▶ Exercise objective
Repeat the data below exactly, dropping any pictures it holds.

---------- Material provided

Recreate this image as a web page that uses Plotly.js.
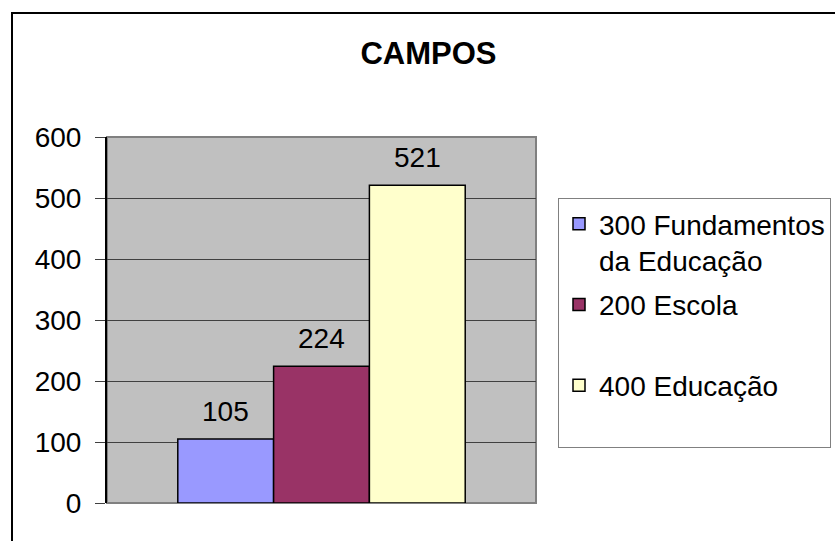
<!DOCTYPE html>
<html>
<head>
<meta charset="utf-8">
<script src="https://cdn.plot.ly/plotly-3.0.1.min.js"></script>
<style>
html,body{margin:0;padding:0;background:#fff;}
#chart{width:835px;height:541px;}
</style>
</head>
<body>
<div id="chart"></div>
<script>
// Data
const seriesNames = ["300 Fundamentos<br>da Educação", "200 Escola<br> ", "400 Educação<br> "];
const seriesValues = [105, 224, 521];
const seriesColors = ["#9999FF", "#993366", "#FFFFCC"];
const category = ["CAMPOS"];
const yTicks = [0, 100, 200, 300, 400, 500, 600];

const FONT = "'Liberation Sans', Arial, sans-serif";
const bargap = 0.33;

const traces = seriesNames.map((name, i) => ({
  type: "bar",
  x: category,
  y: [seriesValues[i]],
  name: name,
  legendgroup: "g" + i,
  marker: { color: seriesColors[i], line: { color: "#000000", width: 1.5 } },
  hoverinfo: "skip"
}));

const n = seriesValues.length;
const barW = (1 - bargap) / n;
const annotations = seriesValues.map((v, i) => ({
  xref: "x", yref: "y",
  x: (i - (n - 1) / 2) * barW,
  y: v,
  text: String(v),
  showarrow: false,
  xanchor: "center",
  yanchor: "bottom",
  yshift: 10,
  font: { family: FONT, size: 28, color: "#000000" }
}));

const L = 107, R = 299, T = 137, B = 38;
const pw = 835 - L - R, ph = 541 - T - B;

const shapes = [
  // outer chart-area border
  { type: "rect", xref: "paper", yref: "paper",
    x0: (12 - L) / pw, x1: (900 - L) / pw,
    y0: (541 - B - 600) / ph, y1: (541 - B - 13) / ph,
    line: { color: "#000000", width: 2 }, fillcolor: "rgba(0,0,0,0)", layer: "above" },
  // plot area border
  { type: "rect", xref: "paper", yref: "paper", x0: 0, x1: 1, y0: 0, y1: 1,
    line: { color: "#808080", width: 2 }, fillcolor: "rgba(0,0,0,0)", layer: "below" }
];

const layout = {
  width: 835, height: 541,
  margin: { l: L, r: R, t: T, b: B, pad: 0, autoexpand: false },
  paper_bgcolor: "#FFFFFF",
  plot_bgcolor: "#C0C0C0",
  font: { family: FONT, size: 28, color: "#000000" },
  title: {
    text: "<b>CAMPOS</b>",
    font: { family: FONT, size: 31, color: "#000000" },
    x: 428.5 / 835, xanchor: "center", xref: "container",
    y: 1 - 53 / 541, yanchor: "middle", yref: "container"
  },
  barmode: "group",
  bargap: bargap,
  bargroupgap: 0,
  showlegend: true,
  legend: {
    x: (558 - L) / pw, xanchor: "left",
    y: (541 - B - 198) / ph, yanchor: "top",
    bgcolor: "#FFFFFF",
    bordercolor: "#808080",
    borderwidth: 1,
    valign: "top",
    tracegroupgap: 5,
    font: { family: FONT, size: 28, color: "#000000" }
  },
  xaxis: {
    type: "category",
    showticklabels: false,
    showgrid: false,
    zeroline: false,
    showline: false,
    ticks: "",
    fixedrange: true
  },
  yaxis: {
    range: [0, 600],
    tickvals: yTicks,
    ticktext: yTicks.map(String),
    showgrid: true,
    gridcolor: "#404040",
    gridwidth: 1,
    zeroline: false,
    showline: true,
    linecolor: "#000000",
    linewidth: 2,
    ticks: "outside",
    ticklen: 10,
    tickcolor: "#404040",
    tickwidth: 1,
    ticklabelstandoff: 8,
    tickfont: { family: FONT, size: 28, color: "#000000" },
    fixedrange: true
  },
  shapes: shapes,
  annotations: annotations
};

Plotly.newPlot("chart", traces, layout, { displayModeBar: false, staticPlot: true });
</script>
</body>
</html>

--------------------

▶ Result
Recreate this image as a web page that uses Plotly.js.
<!DOCTYPE html>
<html>
<head>
<meta charset="utf-8">
<script src="https://cdn.plot.ly/plotly-3.0.1.min.js"></script>
<style>
html,body{margin:0;padding:0;background:#fff;}
#chart{width:835px;height:541px;}
</style>
</head>
<body>
<div id="chart"></div>
<script>
// Data
const seriesNames = ["300 Fundamentos<br>da Educação", "200 Escola<br> ", "400 Educação<br> "];
const seriesValues = [105, 224, 521];
const seriesColors = ["#9999FF", "#993366", "#FFFFCC"];
const category = ["CAMPOS"];
const yTicks = [0, 100, 200, 300, 400, 500, 600];

const FONT = "'Liberation Sans', Arial, sans-serif";
const bargap = 0.33;

const traces = seriesNames.map((name, i) => ({
  type: "bar",
  x: category,
  y: [seriesValues[i]],
  name: name,
  legendgroup: "g" + i,
  marker: { color: seriesColors[i], line: { color: "#000000", width: 1.5 } },
  hoverinfo: "skip"
}));

const n = seriesValues.length;
const barW = (1 - bargap) / n;
const annotations = seriesValues.map((v, i) => ({
  xref: "x", yref: "y",
  x: (i - (n - 1) / 2) * barW,
  y: v,
  text: String(v),
  showarrow: false,
  xanchor: "center",
  yanchor: "bottom",
  yshift: 10,
  font: { family: FONT, size: 28, color: "#000000" }
}));

const L = 107, R = 299, T = 137, B = 38;
const pw = 835 - L - R, ph = 541 - T - B;

const shapes = [
  // outer chart-area border
  { type: "rect", xref: "paper", yref: "paper",
    x0: (12 - L) / pw, x1: (900 - L) / pw,
    y0: (541 - B - 600) / ph, y1: (541 - B - 13) / ph,
    line: { color: "#000000", width: 2 }, fillcolor: "rgba(0,0,0,0)", layer: "above" },
  // plot area border
  { type: "rect", xref: "paper", yref: "paper", x0: 0, x1: 1, y0: 0, y1: 1,
    line: { color: "#808080", width: 2 }, fillcolor: "rgba(0,0,0,0)", layer: "below" }
];

const layout = {
  width: 835, height: 541,
  margin: { l: L, r: R, t: T, b: B, pad: 0, autoexpand: false },
  paper_bgcolor: "#FFFFFF",
  plot_bgcolor: "#C0C0C0",
  font: { family: FONT, size: 28, color: "#000000" },
  title: {
    text: "<b>CAMPOS</b>",
    font: { family: FONT, size: 31, color: "#000000" },
    x: 428.5 / 835, xanchor: "center", xref: "container",
    y: 1 - 53 / 541, yanchor: "middle", yref: "container"
  },
  barmode: "group",
  bargap: bargap,
  bargroupgap: 0,
  showlegend: true,
  legend: {
    x: (558 - L) / pw, xanchor: "left",
    y: (541 - B - 198) / ph, yanchor: "top",
    bgcolor: "#FFFFFF",
    bordercolor: "#808080",
    borderwidth: 1,
    valign: "top",
    tracegroupgap: 5,
    font: { family: FONT, size: 28, color: "#000000" }
  },
  xaxis: {
    type: "category",
    showticklabels: false,
    showgrid: false,
    zeroline: false,
    showline: false,
    ticks: "",
    fixedrange: true
  },
  yaxis: {
    range: [0, 600],
    tickvals: yTicks,
    ticktext: yTicks.map(String),
    showgrid: true,
    gridcolor: "#404040",
    gridwidth: 1,
    zeroline: false,
    showline: true,
    linecolor: "#000000",
    linewidth: 2,
    ticks: "outside",
    ticklen: 10,
    tickcolor: "#404040",
    tickwidth: 1,
    ticklabelstandoff: 8,
    tickfont: { family: FONT, size: 28, color: "#000000" },
    fixedrange: true
  },
  shapes: shapes,
  annotations: annotations
};

Plotly.newPlot("chart", traces, layout, { displayModeBar: false, staticPlot: true });
</script>
</body>
</html>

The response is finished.